Automated picking machines support our desire for qualitative, ongoing feedback. That’s because such systems deliver information about required tasks and their rate of completion through gamificiation – as the on-board HMI can be programmed to display picking rates at that machine. When several of these automation solutions are arranged in a pod, a separate monitor can display performance rates by each picker in the zone or within the facility, so operators know how their productivity compares to that of their colleagues.

Another desire of Millennials, is flexibility. This could mean flexible work hours or more than the standard two vacation weeks a year. But how does that benefit you, the employer? Because automation can be used to optimize an existing labor force, increasing productivity from 200% to 600%, automated storage and retrieval systems (ASRS) such as horizontal and vertical carousels and vertical lift modules support flexible staffing measures by enabling just one worker to handle the picking assignments of multiple operators. With automation in place, a company can comfortably allow all its employees—not just Millennials—greater flexibility in choosing when they want to start and finish work, or to implement variable shift schedules that give employees more time off.

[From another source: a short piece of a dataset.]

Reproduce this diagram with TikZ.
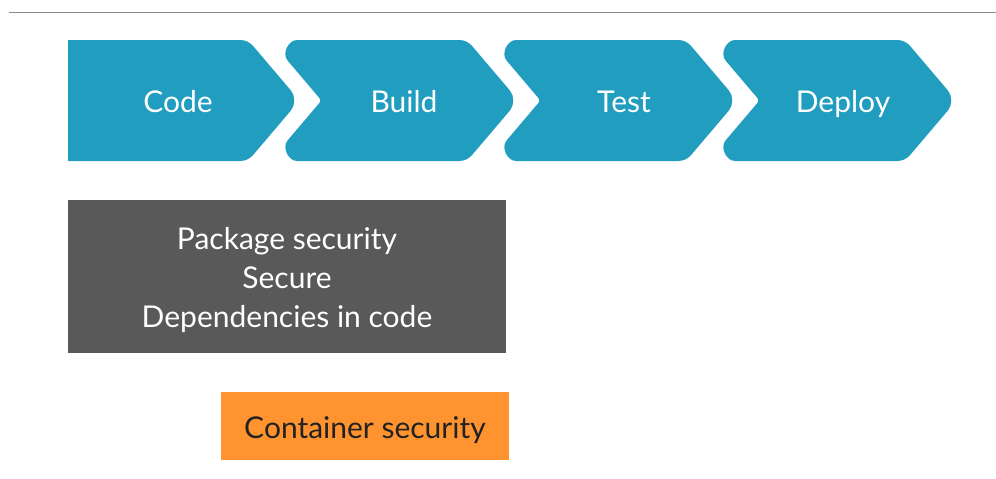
\documentclass[tikz,border=0pt]{standalone}
\usepackage{fontspec}
\setmainfont{Lato}
\usetikzlibrary{calc}
\definecolor{stageblue}{HTML}{209DBF}
\definecolor{boxgray}{HTML}{595959}
\definecolor{boxorange}{HTML}{FF9330}
\definecolor{ruleline}{HTML}{8C8C8C}
\definecolor{darktext}{HTML}{222222}
\newcommand{\toplift}{\rule{0pt}{30pt}}
% corner helper: #1 vertex, #2 previous vertex, #3 next vertex,
% #4 tangent distance (pt), #5 control fraction for a near-circular arc
\newcommand{\cornerpts}[5]{%
  \coordinate (#1-a) at ($(#1)!#4pt!(#2)$);
  \coordinate (#1-b) at ($(#1)!#4pt!(#3)$);
  \coordinate (#1-p) at ($(#1-a)!#5!(#1)$);
  \coordinate (#1-q) at ($(#1-b)!#5!(#1)$);}
\begin{document}
\begin{tikzpicture}[x=1pt,y=-1pt,
  stagefill/.style={fill=stageblue},
  stagelabel/.style={text=white, font=\fontsize{30}{36}\selectfont, inner sep=0pt, anchor=base},
  graybox/.style={fill=boxgray, text=white, font=\fontsize{30}{39}\selectfont,
    align=center, minimum width=438pt, minimum height=153pt, inner sep=0pt},
  orangebox/.style={fill=boxorange, text=darktext, font=\fontsize{30}{36}\selectfont,
    minimum width=288pt, minimum height=68pt, inner sep=0pt}]
\useasboundingbox (0,0) rectangle (996,479);

% top rule
\coordinate (rule-l) at (9,12.5);
\coordinate (rule-r) at (996,12.5);
\draw[ruleline, line width=1.5pt] (rule-l) -- (rule-r);

% first stage: flat left edge
\coordinate (c0-tl) at (68,40);
\coordinate (c0-tr) at (248,40);
\coordinate (c0-t)  at (299.4,100.5);
\coordinate (c0-br) at (248,161);
\coordinate (c0-bl) at (68,161);
\cornerpts{c0-tr}{c0-tl}{c0-t}{8}{0.646}
\cornerpts{c0-t}{c0-tr}{c0-br}{13}{0.52}
\cornerpts{c0-br}{c0-t}{c0-bl}{8}{0.646}
\fill[stagefill] (c0-tl) -- (c0-tr-a) .. controls (c0-tr-p) and (c0-tr-q) .. (c0-tr-b)
  -- (c0-t-a) .. controls (c0-t-p) and (c0-t-q) .. (c0-t-b)
  -- (c0-br-a) .. controls (c0-br-p) and (c0-br-q) .. (c0-br-b)
  -- (c0-bl) -- cycle;

% remaining stages: notched chevrons, 219pt apart
\foreach \i in {1,2,3} {
  \pgfmathsetmacro\o{219*\i}
  \coordinate (c\i-tl) at (51.1+\o,40);
  \coordinate (c\i-tr) at (248+\o,40);
  \coordinate (c\i-t)  at (299.4+\o,100.5);
  \coordinate (c\i-br) at (248+\o,161);
  \coordinate (c\i-bl) at (51.1+\o,161);
  \coordinate (c\i-n)  at (102.5+\o,100.5);
  \cornerpts{c\i-tl}{c\i-n}{c\i-tr}{27}{0.333}
  \cornerpts{c\i-tr}{c\i-tl}{c\i-t}{8}{0.646}
  \cornerpts{c\i-t}{c\i-tr}{c\i-br}{13}{0.52}
  \cornerpts{c\i-br}{c\i-t}{c\i-bl}{8}{0.646}
  \cornerpts{c\i-bl}{c\i-br}{c\i-n}{27}{0.333}
  \cornerpts{c\i-n}{c\i-bl}{c\i-tl}{3}{0.52}
  \fill[stagefill] (c\i-tl-b)
    -- (c\i-tr-a) .. controls (c\i-tr-p) and (c\i-tr-q) .. (c\i-tr-b)
    -- (c\i-t-a)  .. controls (c\i-t-p)  and (c\i-t-q)  .. (c\i-t-b)
    -- (c\i-br-a) .. controls (c\i-br-p) and (c\i-br-q) .. (c\i-br-b)
    -- (c\i-bl-a) .. controls (c\i-bl-p) and (c\i-bl-q) .. (c\i-bl-b)
    -- (c\i-n-a)  .. controls (c\i-n-p)  and (c\i-n-q)  .. (c\i-n-b)
    -- (c\i-tl-a) .. controls (c\i-tl-p) and (c\i-tl-q) .. (c\i-tl-b) -- cycle;
}

% stage labels
\node[stagelabel] (code)   at (178,112) {Code};
\node[stagelabel] (build)  at (404,112) {Build};
\node[stagelabel] (test)   at (624,112) {Test};
\node[stagelabel] (deploy) at (843,112) {Deploy};

% security boxes
\node[graybox] (pkg) at (287,276.5) {\toplift Package security\\Secure\\Dependencies in code};
\node[orangebox] (container) at (365,426) {\toplift Container security};
\end{tikzpicture}
\end{document}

So for my Millennial friends, take a deeper look into how companies are modernizing their warehouses and distribution centers, creating fast paced work environments in a high tech space. Manufacturing companies have to stay on the cutting edge of technology to succeed, so don’t scoff at the idea of working in the supply chain – it’s not the dark and dusty warehouse job you’re stereotyping.

Though an investment in a Millennial employee can seem risky, it’s worthwhile. Millennials are changing the industry by asking questions, speeding up processes and bending the rules to innovate outdated practices. As baby boomers retire and Gen X moves into the C-suite, attracting Millennials to supply chain jobs is going to be critical. Embrace the Millennials, iGen (aka Gen Z) is right behind them.